Leone Ginzburg non può essere specchio in cui riconoscersi, piuttosto è un «modello impossibile» — sia per la sua statura morale e intellettuale, sia per la natura epica e tragica dell’epoca in cui visse: ma proprio a partire da questa impossibilità Scurati articola il tema (a lui molto caro fin da La letteratura dell’inesperienza) del rapporto tra destini generali e individuali, tra protagonisti e testimoni, tra esperienza eroica e cronaca televisiva (su cui ancora è tornato su questo giornale l’11 marzo). Se Ginzburg appartiene inequivocabilmente alla prima, Scurati come ciascuno di noi appartiene a quel mondo massmediatico e dorato dominato dall’indistinzione, dalla percezione irreale della stessa realtà.
Il filo del racconto induce il lettore
a riconoscere il valore etico, estetico e politico di una esperienza
che unisce creatività e coraggio
L’abisso che ci divide è un vuoto, o meglio una interruzione che spinge Scurati a ricostruire, partendo dai mattoni minimi della sua vita famigliare, un ponte che leghi passato e futuro, esperienza e memoria. Come la catarsi nell’arte tragica antica, la vicenda di Ginzburg conduce il lettore non a sprofondare nell’abisso dell’orrore o della immobilità, ma a riconoscere il valore etico, estetico e politico di quella esperienza, tramutandola in memoria e dunque preservandone il valore di testimonianza in un momento storico in cui spesso il testimone è muto e spento spettatore.

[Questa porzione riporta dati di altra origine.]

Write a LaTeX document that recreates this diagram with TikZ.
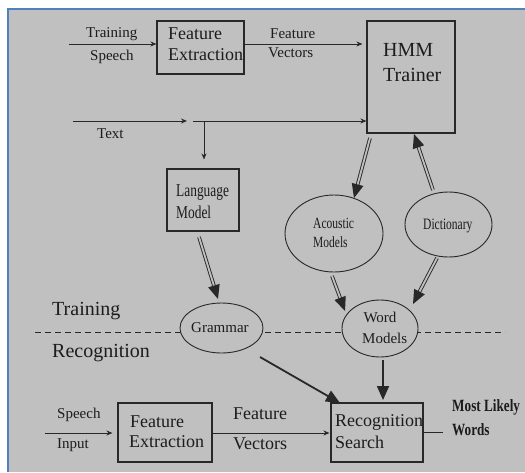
\documentclass[tikz,border=0pt]{standalone}
\usepackage{fontspec}
\setmainfont{Liberation Serif}
\usepackage{graphicx}
\usetikzlibrary{shapes.geometric,arrows.meta,calc}
\definecolor{bggrey}{RGB}{192,192,192}
\definecolor{ln}{RGB}{40,40,40}
\definecolor{ink}{RGB}{28,28,28}
\definecolor{frameblue}{RGB}{79,129,189}
\newcommand{\vst}[2]{\scalebox{1}[#1]{#2}}
\newcommand{\fs}[1]{\fontsize{#1}{#1}\selectfont}
\newcommand{\dblarrow}[2]{%
  \draw[dblline] (#1) -- ($(#2)!11pt!(#1)$);
  \coordinate (tipbase) at ($(#2)!14pt!(#1)$);
  \coordinate (tipl) at ($(tipbase)!6pt!90:(#2)$);
  \coordinate (tipr) at ($(tipbase)!6pt!-90:(#2)$);
  \fill[ln] (#2) -- (tipl) -- (tipr) -- cycle;}
\begin{document}
\begin{tikzpicture}[x=1pt,y=-1pt,
  txt/.style={anchor=base west, inner sep=0pt, text=ink},
  boxnode/.style={draw=ln, line width=1.1pt, rectangle, inner sep=0pt},
  ovalnode/.style={draw=ln, line width=0.9pt, ellipse, inner sep=0pt, fill=bggrey},
  thinarrow/.style={draw=ln, line width=1pt, -{Stealth[length=6pt,width=5pt]}},
  thickarrow/.style={draw=ln, line width=1.8pt, -{Triangle[length=14pt,width=12pt]}},
  dblline/.style={draw=ln, line width=0.9pt, double=bggrey, double distance=1.8pt},
  sepline/.style={draw=ln, line width=1pt, dash pattern=on 6pt off 4pt}
]
\useasboundingbox (0,0) rectangle (525,472);
\fill[white] (0,0) rectangle (525,472);
\fill[bggrey] (8,9) rectangle (525,472);
\draw[frameblue, line width=2pt] (8,472) -- (8,9) -- (525,9);

% separator line
\coordinate (dl) at (35,332);
\coordinate (dr) at (505,332);
\draw[sepline] (dl) -- (dr);

% boxes
\node[boxnode, minimum width=87pt, minimum height=53pt] (fe1) at (200.5,47.5) {};
\node[boxnode, minimum width=88pt, minimum height=112pt] (hmm) at (411,77) {};
\node[boxnode, minimum width=72pt, minimum height=62pt] (lm) at (203,200) {};
\node[boxnode, minimum width=94pt, minimum height=59pt] (fe2) at (165,432.5) {};
\node[boxnode, minimum width=92pt, minimum height=59pt] (rs) at (377,432.5) {};

% ellipses
\node[ovalnode, minimum width=98pt, minimum height=77pt] (ac) at (334,233.5) {};
\node[ovalnode, minimum width=87pt, minimum height=65pt] (dict) at (448.5,224.5) {};
\node[ovalnode, minimum width=83pt, minimum height=50pt] (gram) at (221.5,328) {};
\node[ovalnode, minimum width=76pt, minimum height=57pt] (wm) at (380,328.5) {};

% texts
\node[txt, font=\fs{15}] (t1) at (86,37) {Training};
\node[txt, font=\fs{15}] (t2) at (90,60) {Speech};
\node[txt, font=\fs{18}] (t3) at (168,39) {Feature};
\node[txt, font=\fs{18}] (t4) at (168,60) {Extraction};
\node[txt, font=\fs{15}] (t5) at (270,38) {Feature};
\node[txt, font=\fs{15}] (t6) at (268,57) {Vectors};
\node[txt, font=\fs{20}] (t7) at (383,56) {HMM};
\node[txt, font=\fs{20}] (t8) at (383,81) {Trainer};
\node[txt, font=\fs{15}] (t9) at (97,138) {Text};
\node[txt, font=\fs{13.4}] (t10) at (176,196) {\vst{1.35}{Language}};
\node[txt, font=\fs{13.4}] (t11) at (176,218) {\vst{1.35}{Model}};
\node[txt, font=\fs{11.5}] (t12) at (313,228) {\vst{1.35}{Acoustic}};
\node[txt, font=\fs{11.5}] (t13) at (313,247) {\vst{1.35}{Models}};
\node[txt, font=\fs{11.5}] (t14) at (423,229) {\vst{1.38}{Dictionary}};
\node[txt, font=\fs{20}] (t15) at (52,315) {Training};
\node[txt, font=\fs{20}] (t16) at (52,357) {Recognition};
\node[txt, font=\fs{15}] (t17) at (191,332) {Grammar};
\node[txt, font=\fs{15}, anchor=base] (t18) at (380,322) {Word};
\node[txt, font=\fs{15}] (t19) at (362,343) {Models};
\node[txt, font=\fs{15}] (t20) at (57,418) {Speech};
\node[txt, font=\fs{15}] (t21) at (57,448) {Input};
\node[txt, font=\fs{18}] (t22) at (130,427) {Feature};
\node[txt, font=\fs{18}] (t23) at (129,447) {Extraction};
\node[txt, font=\fs{18}] (t24) at (233,419) {Feature};
\node[txt, font=\fs{18}] (t25) at (233,449) {Vectors};
\node[txt, font=\fs{18}] (t26) at (335,426) {Recognition};
\node[txt, font=\fs{18}] (t27) at (335,448) {Search};
\node[txt, font=\bfseries\fs{13.2}] (t28) at (452,411) {\vst{1.3}{Most Likely}};
\node[txt, font=\bfseries\fs{13.2}] (t29) at (452,435) {\vst{1.3}{Words}};

% thin arrows
\coordinate (ts) at (69,44);
\draw[thinarrow] (ts) -- (fe1.west |- ts);
\draw[thinarrow] (fe1.east |- ts) -- ($(hmm.west |- ts)+(-4,0)$);
\coordinate (tx1) at (73,121);
\coordinate (tx2) at (187,121);
\coordinate (tx3) at (193,121);
\coordinate (tj) at (204,121);
\draw[thinarrow] (tx1) -- (tx2);
\draw[thinarrow] (tx3) -- (hmm.west |- tx3);
\draw[thinarrow] (tj) -- ($(tj |- lm.north)+(0,-9)$);
\coordinate (si) at (45,433);
\draw[thinarrow] (si) -- ($(fe2.west |- si)+(-5,0)$);
\draw[thinarrow] (fe2.east |- si) -- ($(rs.west |- si)+(-1,0)$);
\coordinate (out) at (443,432);
\draw[ln, line width=1pt] (rs.east |- out) -- (out);

% double arrows
\coordinate (d1s) at (199,237);  \coordinate (d1e) at (218,299);
\coordinate (d2s) at (370,138);  \coordinate (d2e) at (354,198);
\coordinate (d3s) at (433,190);  \coordinate (d3e) at (414,134);
\coordinate (d4s) at (332,276);  \coordinate (d4e) at (345,311);
\coordinate (d5s) at (437,258);  \coordinate (d5e) at (413,304);
\dblarrow{d1s}{d1e}
\dblarrow{d2s}{d2e}
\dblarrow{d3s}{d3e}
\dblarrow{d4s}{d4e}
\dblarrow{d5s}{d5e}

% thick arrows
\coordinate (g1) at (260,357);  \coordinate (g2) at (340,403);
\coordinate (w1) at (383,360);  \coordinate (w2) at (383,400);
\draw[thickarrow] (g1) -- (g2);
\draw[thickarrow] (w1) -- (w2);
\end{tikzpicture}
\end{document}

Muovendosi tra saggio storiografico, memoria famigliare, rielaborazione romanzesca, Scurati interroga in primo luogo il presente, un presente grigio che deve essere riconosciuto come destinatario di un «passaggio di testimone» collettivo: è questa convinzione che spinge Ginzburg a pubblicare le Rime di Dante a cura di Contini nelle stesse settimane in cui Hitler invade la Polonia o a tradurre Guerra e pace mentre è in corso l’operazione Barbarossa; ed è quella medesima convinzione a muovere Scurati alla scrittura in un momento di grave crisi politica per il nostro Paese (Il tempo migliore della nostra vita ha la sua genesi nel 2011, e viene ripubblicato ora in un momento altrettanto arduo).
Pubblicare un libro, nel 1939 come oggi, significa passare quel testimone, nella convinzione che «il passato non ci ha dimenticati»: gli uomini come Ginzburg hanno progettato un futuro che ci riguarda, ci hanno voluti liberi, appassionati, degni delle loro battaglie, hanno lavorato per «colmare il vuoto tra il passato che stava per essere seppellito e il futuro che rischiava di essere abortito». Leone stesso viene acutamente definito da Scurati come «l’uomo che diverrà padre dei suoi figli»: il passato che allunga la sua ombra in forma di destino è fatidico proprio perché crea il suo futuro.
A noi il compito di conservare questa continuità vigile, questa comunità tra vivi, morti e non ancora nati, tra Storia e storie, questa fratellanza «patetica e grandiosa» capace di immaginare un avvenire plausibile: «Non dimenticateci — scrive Ginzburg nel 1942 all’amico Franco Antonicelli — perché l’oblio aggiunto alla solitudine sarebbe una sorte troppo triste».